Kurtul, Türkiye Kalite Derneği (KalDer) tarafından, Türk Sanayicileri ve İşadamları Derneği’nin (TÜSİAD) katkılarıyla düzenlenen 20. Kalite Kongresi’nin ikinci günündeki özel oturumda yaptığı konuşmada, 2005 yılında Sabancı Holding vizyonunu oluşturduklarını, vizyonlarının; farklılıklar yaratacak kalıcı üstünlükler sağlamak, bu şekilde hissedarlarına, paydaşlarına değer yaratmak olduğunu bildirdi.
Moderatörlüğünü Milliyet gazetesi Ekonomi Müdürü Murat Sabuncu’nun yaptığı oturuma katılan Kurtul, “Keşke yapmasaydım dediğiniz hikâyeniz var mı?” sorusuna ise, “Çok... Hepimiz çok iyi fikirlere sahibiz. Bu iyi fikirleri uygulamak çok önemli. Kötü fikirlerin farkına varmak daha önemli. İnsanın yaptığı birçok yanlışlar oluyor. Ben hatalarımı liste yapıp yazıyorum. Çok madde var. Bu, günlük gibi...” karşılığını verdi.

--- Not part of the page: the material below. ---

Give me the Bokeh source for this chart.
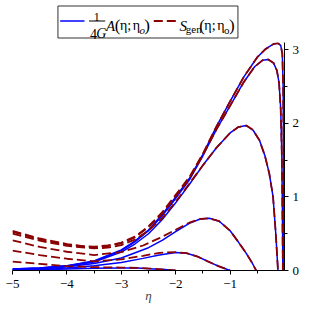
from bokeh.plotting import figure
from bokeh.models import Range1d, FixedTicker
from bokeh.layouts import column
from bokeh.embed import file_html
from bokeh.resources import INLINE
from bokeh.core.properties import value

# ---------------- data ----------------
# (1/4G) A(eta; eta_o) curves, one per eta_o
A1_eta = [-5.0, -4.5, -4.0, -3.5, -3.0, -2.75, -2.5, -2.25, -2.0, -1.75, -1.5, -1.25, -1.0, -0.75, -0.5, -0.35, -0.2, -0.12, -0.07, -0.04, -0.025, -0.015, -0.008]
A1_val = [0.02, 0.035, 0.065, 0.13, 0.28, 0.40, 0.55, 0.76, 1.0, 1.25, 1.58, 1.96, 2.3, 2.63, 2.9, 3.01, 3.08, 3.09, 3.06, 2.95, 2.5, 1.4, 0.0]
A2_eta = [-5.0, -4.5, -4.0, -3.5, -3.0, -2.75, -2.5, -2.25, -2.0, -1.75, -1.5, -1.25, -1.0, -0.75, -0.55, -0.4, -0.3, -0.2, -0.14, -0.1, -0.07, -0.05, -0.04, -0.03]
A2_val = [0.02, 0.034, 0.063, 0.125, 0.27, 0.39, 0.54, 0.74, 0.98, 1.23, 1.56, 1.92, 2.24, 2.56, 2.77, 2.86, 2.87, 2.82, 2.72, 2.55, 2.2, 1.6, 0.9, 0.0]
A3_eta = [-5.0, -4.5, -4.0, -3.5, -3.0, -2.75, -2.5, -2.25, -2.0, -1.75, -1.5, -1.25, -1.0, -0.85, -0.7, -0.58, -0.46, -0.36, -0.28, -0.21, -0.16, -0.12]
A3_val = [0.018, 0.03, 0.058, 0.115, 0.25, 0.36, 0.5, 0.69, 0.92, 1.17, 1.43, 1.67, 1.87, 1.95, 1.97, 1.91, 1.77, 1.56, 1.32, 1.0, 0.5, 0.0]
A4_eta = [-5.0, -4.5, -4.0, -3.5, -3.0, -2.5, -2.25, -2.0, -1.75, -1.55, -1.38, -1.2, -1.0, -0.85, -0.7, -0.6, -0.52]
A4_val = [0.012, 0.025, 0.05, 0.095, 0.17, 0.31, 0.41, 0.53, 0.64, 0.7, 0.71, 0.67, 0.54, 0.39, 0.23, 0.11, 0.0]
A5_eta = [-5.0, -4.5, -4.0, -3.5, -3.0, -2.6, -2.3, -2.0, -1.8, -1.6, -1.4, -1.2, -1.0]
A5_val = [0.008, 0.016, 0.035, 0.065, 0.11, 0.165, 0.21, 0.245, 0.235, 0.19, 0.12, 0.055, 0.0]
A6_eta = [-5.0, -4.5, -4.0, -3.5, -3.0, -2.7, -2.4, -2.2, -2.0]
A6_val = [0.004, 0.01, 0.02, 0.03, 0.035, 0.033, 0.022, 0.012, 0.0]

# S_gen(eta; eta_o) curves, one per eta_o
S1_eta = [-5.0, -4.5, -4.0, -3.7, -3.5, -3.25, -3.0, -2.75, -2.5, -2.25, -2.0, -1.75, -1.5, -1.25, -1.0, -0.75, -0.5, -0.35, -0.2, -0.12, -0.07, -0.04, -0.025, -0.015, -0.008]
S1_val = [0.54, 0.435, 0.36, 0.33, 0.325, 0.34, 0.38, 0.46, 0.6, 0.79, 1.03, 1.27, 1.59, 1.96, 2.3, 2.63, 2.9, 3.01, 3.08, 3.09, 3.06, 2.95, 2.5, 1.4, 0.0]
S2_eta = [-5.0, -4.5, -4.0, -3.5, -3.25, -3.0, -2.75, -2.5, -2.25, -2.0, -1.75, -1.5, -1.25, -1.0, -0.75, -0.55, -0.4, -0.3, -0.2, -0.14, -0.1, -0.07, -0.05, -0.04, -0.03]
S2_val = [0.525, 0.425, 0.35, 0.315, 0.33, 0.37, 0.45, 0.59, 0.77, 1.01, 1.25, 1.57, 1.92, 2.24, 2.56, 2.77, 2.86, 2.87, 2.82, 2.72, 2.55, 2.2, 1.6, 0.9, 0.0]
S3_eta = [-5.0, -4.5, -4.0, -3.5, -3.25, -3.0, -2.75, -2.5, -2.25, -2.0, -1.75, -1.5, -1.25, -1.0, -0.85, -0.7, -0.58, -0.46, -0.36, -0.28, -0.21, -0.16, -0.12]
S3_val = [0.50, 0.405, 0.335, 0.30, 0.31, 0.345, 0.42, 0.545, 0.71, 0.935, 1.18, 1.43, 1.67, 1.87, 1.95, 1.97, 1.91, 1.77, 1.56, 1.32, 1.0, 0.5, 0.0]
S4_eta = [-5.0, -4.5, -4.0, -3.5, -3.0, -2.6, -2.3, -2.0, -1.75, -1.55, -1.38, -1.2, -1.0, -0.85, -0.7, -0.6, -0.52]
S4_val = [0.41, 0.32, 0.255, 0.21, 0.25, 0.34, 0.44, 0.555, 0.65, 0.7, 0.71, 0.67, 0.54, 0.39, 0.23, 0.11, 0.0]
S5_eta = [-5.0, -4.5, -4.0, -3.5, -3.0, -2.6, -2.3, -2.0, -1.8, -1.6, -1.4, -1.2, -1.0]
S5_val = [0.27, 0.21, 0.16, 0.125, 0.15, 0.2, 0.24, 0.25, 0.235, 0.19, 0.12, 0.055, 0.0]
S6_eta = [-5.0, -4.5, -4.0, -3.5, -3.0, -2.7, -2.4, -2.2, -2.0]
S6_val = [0.12, 0.09, 0.06, 0.045, 0.04, 0.035, 0.023, 0.012, 0.0]

x_ticks = [-5.0, -4.0, -3.0, -2.0, -1.0]
x_tick_labels = ["\u22125", "\u22124", "\u22123", "\u22122", "\u22121"]
x_minor = [-4.5, -3.5, -2.5, -1.5, -0.5]
y_ticks = [0.0, 1.0, 2.0, 3.0]
y_tick_labels = ["0", "1", "2", "3"]
y_minor = [0.5, 1.5, 2.5]

# ---------------- styles ----------------
FONT = "Liberation Serif"
BLUE = "#0000FF"
RED = "#8B0000"
W = 300

p = figure(frame_width=272, frame_height=228,
           x_range=Range1d(-5, 0), y_range=Range1d(0, 3.1),
           y_axis_location="right", toolbar_location=None, output_backend="svg",
           min_border_left=12, min_border_right=0, min_border_top=2, min_border_bottom=0)
p.grid.visible = False
p.outline_line_color = None

blue_sets = [(A1_eta, A1_val), (A2_eta, A2_val), (A3_eta, A3_val),
             (A4_eta, A4_val), (A5_eta, A5_val), (A6_eta, A6_val)]
red_sets = [(S1_eta, S1_val), (S2_eta, S2_val), (S3_eta, S3_val),
            (S4_eta, S4_val), (S5_eta, S5_val), (S6_eta, S6_val)]
for e, v in blue_sets:
    p.line(e, v, line_color=BLUE, line_width=1.5)
for e, v in red_sets:
    p.line(e, v, line_color=RED, line_width=1.8, line_dash="9 4")

xa = p.xaxis[0]
xa.ticker = FixedTicker(ticks=x_ticks, minor_ticks=x_minor)
xa.major_label_overrides = dict(zip(x_ticks, x_tick_labels))
xa.axis_label = "\u03b7"
xa.axis_label_text_font = FONT
xa.axis_label_text_font_style = "italic"
xa.axis_label_text_font_size = "13px"
xa.axis_label_standoff = -3
ya = p.yaxis[0]
ya.ticker = FixedTicker(ticks=y_ticks, minor_ticks=y_minor)
ya.major_label_overrides = dict(zip(y_ticks, y_tick_labels))
for ax in (xa, ya):
    ax.axis_line_color = "black"
    ax.major_tick_line_color = "black"
    ax.minor_tick_line_color = "black"
    ax.major_tick_in = 0
    ax.major_tick_out = 4
    ax.minor_tick_in = 0
    ax.minor_tick_out = 3
    ax.major_label_text_font = FONT
    ax.major_label_text_font_size = "13px"
    ax.major_label_text_color = "black"
xa.major_label_standoff = 5
ya.major_label_standoff = 4

# ---------------- legend (drawn in its own pixel-like figure) ----------------
LH = 40
leg = figure(width=W, height=LH, x_range=Range1d(0, W), y_range=Range1d(LH, 0),
             toolbar_location=None, output_backend="svg", min_border=0,
             x_axis_location=None, y_axis_location=None)
leg.grid.visible = False
leg.outline_line_color = None
leg.quad(left=[50.5], right=[250.5], top=[5.5], bottom=[37.5],
         fill_color=None, line_color="#333333", line_width=1)
leg.line([53, 80], [20.5, 20.5], line_color=BLUE, line_width=1.5)
leg.line([157, 183], [20.5, 20.5], line_color=RED, line_width=1.8, line_dash="9 4")
leg.line([85, 103], [20.5, 20.5], line_color="black", line_width=1)


def txt(x, y, s, size, style="normal", align="left"):
    leg.text(x=[x], y=[y], text=[s], text_font=value(FONT), text_font_size=size,
             text_font_style=style, text_baseline="alphabetic", text_align=align,
             text_color="black")


txt(93.5, 16, "1", "12px", align="center")
txt(86, 33, "4", "14px")
txt(93, 33, "G", "14px", "italic")
txt(104, 25, "A", "15px", "italic")
txt(113.5, 24.5, "(", "17px")
txt(119.5, 25, "\u03b7", "14px")
txt(127.5, 25, ";", "14px")
txt(133.5, 25, "\u03b7", "14px")
txt(141, 29.5, "o", "11px", "italic")
txt(146.5, 24.5, ")", "17px")
txt(185.5, 25, "S", "15px", "italic")
txt(192.5, 28, "gen", "11px")
txt(207.5, 24.5, "(", "17px")
txt(213, 25, "\u03b7", "14px")
txt(221.5, 25, ";", "14px")
txt(227.5, 25, "\u03b7", "14px")
txt(235, 29.5, "o", "11px")
txt(240.5, 24.5, ")", "17px")

layout = column(leg, p, spacing=0)
open("out.html", "w").write(file_html(layout, INLINE))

Rekabet için mükemmellik...
Sabancı Topluluğu’nda iş mükemmelliği ve inovasyona çok önem verdiklerini, kârlılık içinde büyümeyi ancak bu temel prensiplerle geliştirebileceklerini düşündüklerini, kalitenin de bunun önemli bir parçası olduğunu ifade eden Kurtul, rekabetin değiştiğini, zorlaştığını, bilgi paylaşımının çok hızlı gerçekleştiğini kaydetti.
Kurtul, artık coğrafi sınırların ticarette bir sınırlama getirmediğini, internet kanalıyla çok farklı yerlere ürün satmanın mümkün olduğunu belirterek, dünya ticaretinin 2003’den bu yana 2 misli arttığını, sınırların kalktığı ve rekabetin çok arttığı bir pazarın önlerinde durduğunu, bu pazarda rekabet edebilmeleri için bu prensiplere, iş mükemmelliği ve inovasyona çok önem vermeleri gerektiğini vurguladı.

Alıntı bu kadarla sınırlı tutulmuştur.